» **EXERCISE**
Retype, please, the listing from its opening line through the line that contains "import pandas as pd", both included, without the pictures.

» **INFORMATION GIVEN**
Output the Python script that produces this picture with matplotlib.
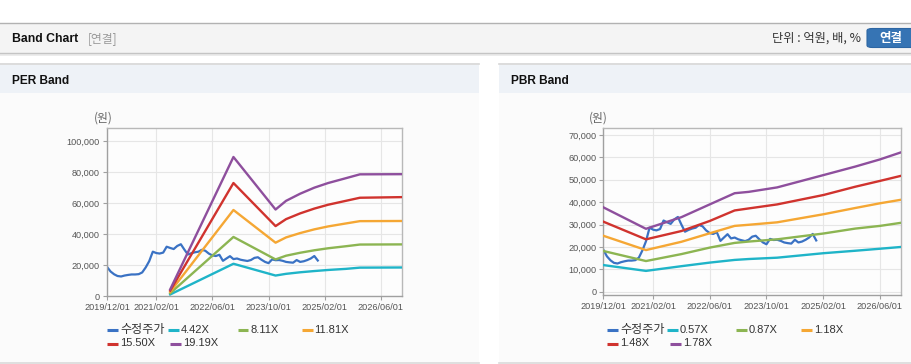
import matplotlib
matplotlib.use("Agg")
import matplotlib.pyplot as plt
import matplotlib.dates as mdates
from matplotlib.patches import Rectangle, FancyBboxPatch
from matplotlib.lines import Line2D
import pandas as pd

# ---------------- data ----------------
price_start = "2019-12-01"
price = [18800, 15800, 14000, 12900, 12600, 13200, 13600, 13900, 13900, 14100,
         15200, 18500, 22500, 28600, 27700, 27400, 28000, 31800, 31000, 30300,
         32300, 33400, 30000, 26800, 27600, 28200, 28600, 29800, 29200, 27400,
         26200, 25800, 26600, 22700, 24200, 25700, 23800, 24200, 23400, 23000,
         22600, 23200, 24600, 25000, 23400, 22000, 21200, 23600, 23100, 23200,
         22700, 22000, 21700, 21500, 23200, 22000, 22400, 23200, 24200, 25800,
         22900]
price_label = "수정주가"

per_dates = ["2021-06-01", "2022-12-01", "2023-12-01", "2024-03-01", "2024-07-01",
             "2024-11-01", "2025-03-01", "2025-08-01", "2025-12-01", "2026-12-01"]
per_labels = ["4.42X", "8.11X", "11.81X", "15.50X", "19.19X"]
per_bands = [
    [1000, 20800, 13200, 14300, 15300, 16100, 16800, 17500, 18300, 18400],
    [1800, 38100, 23600, 26000, 27900, 29500, 30800, 32100, 33200, 33300],
    [2700, 55500, 34400, 37800, 40600, 43000, 44900, 46800, 48300, 48400],
    [3500, 72900, 45100, 49600, 53300, 56400, 58900, 61400, 63400, 63800],
    [4300, 89700, 55800, 61400, 66000, 69900, 72900, 76000, 78500, 78600],
]

pbr_dates = ["2019-12-01", "2020-12-01", "2021-10-01", "2022-06-01", "2023-01-01",
             "2023-05-01", "2024-01-01", "2025-02-01", "2025-11-01", "2026-06-01",
             "2026-12-01"]
pbr_labels = ["0.57X", "0.87X", "1.18X", "1.48X", "1.78X"]
pbr_bands = [
    [11900, 9300, 11400, 13000, 14200, 14600, 15200, 17200, 18300, 19200, 20000],
    [18200, 13700, 16800, 19700, 21800, 22400, 23400, 26000, 28200, 29400, 30800],
    [25000, 18600, 22300, 26100, 29400, 29900, 31000, 34600, 37400, 39500, 41100],
    [31300, 23400, 27100, 31600, 36300, 37200, 39000, 43200, 46900, 49500, 51800],
    [37700, 28100, 33300, 39000, 44000, 44600, 46600, 52100, 55900, 59100, 62300],
]

x_ticks = ["2019-12-01", "2021-02-01", "2022-06-01", "2023-10-01", "2025-02-01", "2026-06-01"]
x_range = ["2019-12-01", "2026-12-01"]
per_yticks = [0, 20000, 40000, 60000, 80000, 100000]
pbr_yticks = [0, 10000, 20000, 30000, 40000, 50000, 60000, 70000]

price_color = "#3a72c4"
band_colors = ["#1fb4c8", "#8cb552", "#f5a734", "#d0332e", "#8e4f9d"]

# ---------------- figure ----------------
W, H = 912, 364
fig = plt.figure(figsize=(W / 100, H / 100), dpi=100)
fig.patch.set_facecolor("white")

FONT = ["Liberation Sans", "Noto Sans CJK KR", "DejaVu Sans"]
KFONT = ["Noto Sans CJK KR", "DejaVu Sans"]


def fx(x):
    return x / W


def fy(y):
    return 1 - y / H


def rect(x0, y0, x1, y1, color, z=-5):
    fig.patches.append(Rectangle((fx(x0), fy(y1)), fx(x1 - x0), (y1 - y0) / H,
                                 transform=fig.transFigure, facecolor=color,
                                 edgecolor="none", zorder=z))


def hline(y, x0, x1, color, lw=1.0, z=-4):
    fig.add_artist(Line2D([fx(x0), fx(x1)], [fy(y), fy(y)], transform=fig.transFigure,
                          color=color, lw=lw, zorder=z))


# header band
hline(22.5, 0, W, "#b2b2b2", 1.0)
rect(0, 23, W, 52.5, "#f4f4f4")
hline(53, 0, W, "#c4c4c4", 1.0)
rect(0, 53.5, W, 56, "#ececec")
fig.text(fx(12), fy(38.5), "Band Chart", fontsize=8.8, fontweight="bold",
         family=FONT, color="#111111", va="center", ha="left")
fig.text(fx(88), fy(38.5), "[연결]", fontsize=8.5, family=KFONT, color="#999999",
         va="center", ha="left")
fig.text(fx(861), fy(38.5), "단위 : 억원, 배, %", fontsize=8.8, family=KFONT,
         color="#333333", va="center", ha="right")
btn = FancyBboxPatch((fx(867), fy(47.5)), fx(50), 19 / H,
                     boxstyle="round,pad=0,rounding_size=0.006",
                     transform=fig.transFigure, facecolor="#3674b4",
                     edgecolor="#2d66a3", lw=0.8, zorder=2)
fig.patches.append(btn)
fig.text(fx(891), fy(38.5), "연결", fontsize=9, fontweight="bold", family=KFONT,
         color="white", va="center", ha="center", zorder=3)

# panels
for (px0, px1, title) in [(0, 479, "PER Band"), (499, W, "PBR Band")]:
    hline(64, px0, px1, "#d6d6d6", 1.2)
    rect(px0, 64.5, px1, 93, "#eef2f7")
    rect(px0, 93, px1, 362, "#fbfbfb")
    hline(362.5, px0, px1, "#d9d9d9", 1.2)
    fig.text(fx(px0 + 12), fy(80.5), title, fontsize=8.6, fontweight="bold",
             family=FONT, color="#111111", va="center", ha="left")

price_dates = pd.date_range(price_start, periods=len(price), freq="MS")
xr = pd.to_datetime(x_range)
xt = pd.to_datetime(x_ticks)


def style_axes(ax, yticks, ylim):
    ax.set_zorder(10)
    ax.set_facecolor("#fdfdfd")
    ax.set_xlim(xr[0], xr[1])
    ax.set_ylim(*ylim)
    ax.set_xticks(xt)
    ax.xaxis.set_major_formatter(mdates.DateFormatter("%Y/%m/%d"))
    ax.set_yticks(yticks)
    ax.set_yticklabels([f"{v:,}" for v in yticks])
    ax.grid(True, color="#e6e6e6", lw=0.8)
    ax.set_axisbelow(True)
    for s in ["top", "right"]:
        ax.spines[s].set_color("#b8b8b8")
        ax.spines[s].set_linewidth(1.0)
    for s in ["left", "bottom"]:
        ax.spines[s].set_color("#a0a0a0")
        ax.spines[s].set_linewidth(1.0)
    ax.tick_params(axis="both", length=3, width=0.8, color="#a0a0a0",
                   labelsize=6.6, labelcolor="#555555", pad=2)
    for lab in ax.get_xticklabels() + ax.get_yticklabels():
        lab.set_family(FONT)


def legend(items):
    for (x, y, lab, col) in items:
        fig.add_artist(Line2D([fx(x), fx(x + 11)], [fy(y), fy(y)],
                              transform=fig.transFigure, color=col, lw=2.2,
                              solid_capstyle="butt"))
        size = 8.7 if lab == price_label else 8.0
        fig.text(fx(x + 13), fy(y), lab, fontsize=size, family=FONT, color="#333333",
                 va="center", ha="left")


# PER axes
ax1 = fig.add_axes([fx(107), fy(296), fx(295), 168 / H])
ax1.plot(price_dates, price, color=price_color, lw=1.6, zorder=2)
pdts = pd.to_datetime(per_dates)
for vals, col in zip(per_bands, band_colors):
    ax1.plot(pdts, vals, color=col, lw=1.7, zorder=3)
style_axes(ax1, per_yticks, (0, 108400))
fig.text(fx(103), fy(118), "(원)", fontsize=8.5, family=KFONT, color="#666666",
         va="center", ha="center")

# PBR axes
ax2 = fig.add_axes([fx(603.3), fy(295), fx(298), 166.7 / H])
ax2.plot(price_dates, price, color=price_color, lw=1.6, zorder=2)
bdts = pd.to_datetime(pbr_dates)
for vals, col in zip(pbr_bands, band_colors):
    ax2.plot(bdts, vals, color=col, lw=1.7, zorder=3)
style_axes(ax2, pbr_yticks, (-1470, 73000))
fig.text(fx(598), fy(118), "(원)", fontsize=8.5, family=KFONT, color="#666666",
         va="center", ha="center")

# legends
legend([
    (107.5, 330, price_label, price_color),
    (168, 330, per_labels[0], band_colors[0]),
    (237.5, 330, per_labels[1], band_colors[1]),
    (301.5, 330, per_labels[2], band_colors[2]),
    (107.5, 343.5, per_labels[3], band_colors[3]),
    (170, 343.5, per_labels[4], band_colors[4]),
])
legend([
    (607, 330, price_label, price_color),
    (667, 330, pbr_labels[0], band_colors[0]),
    (736, 330, pbr_labels[1], band_colors[1]),
    (801, 330, pbr_labels[2], band_colors[2]),
    (607, 343.5, pbr_labels[3], band_colors[3]),
    (670, 343.5, pbr_labels[4], band_colors[4]),
])

fig.savefig("out.png", dpi=100, facecolor=fig.get_facecolor())
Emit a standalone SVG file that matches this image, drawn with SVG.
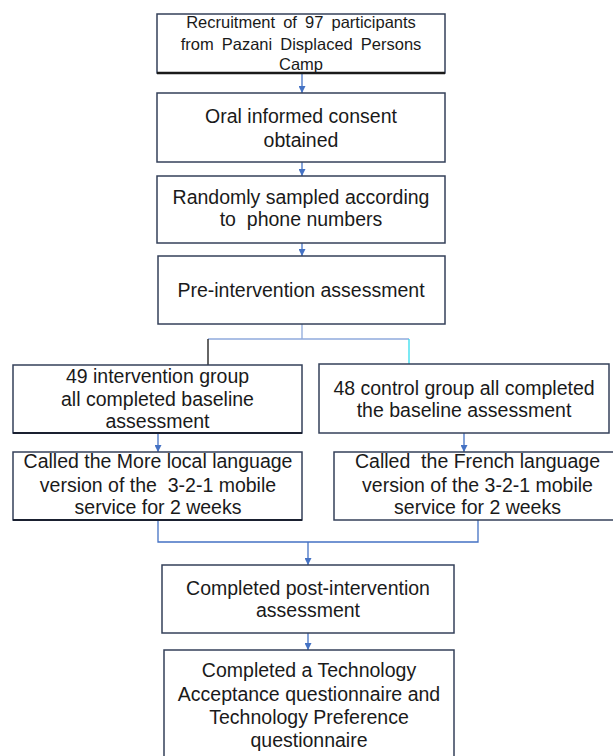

» **EXERCISE RESULT**
Output the Python script that produces this picture with matplotlib.
import matplotlib
matplotlib.use("Agg")
import matplotlib.pyplot as plt
import matplotlib.dates as mdates
from matplotlib.patches import Rectangle, FancyBboxPatch
from matplotlib.lines import Line2D
import pandas as pd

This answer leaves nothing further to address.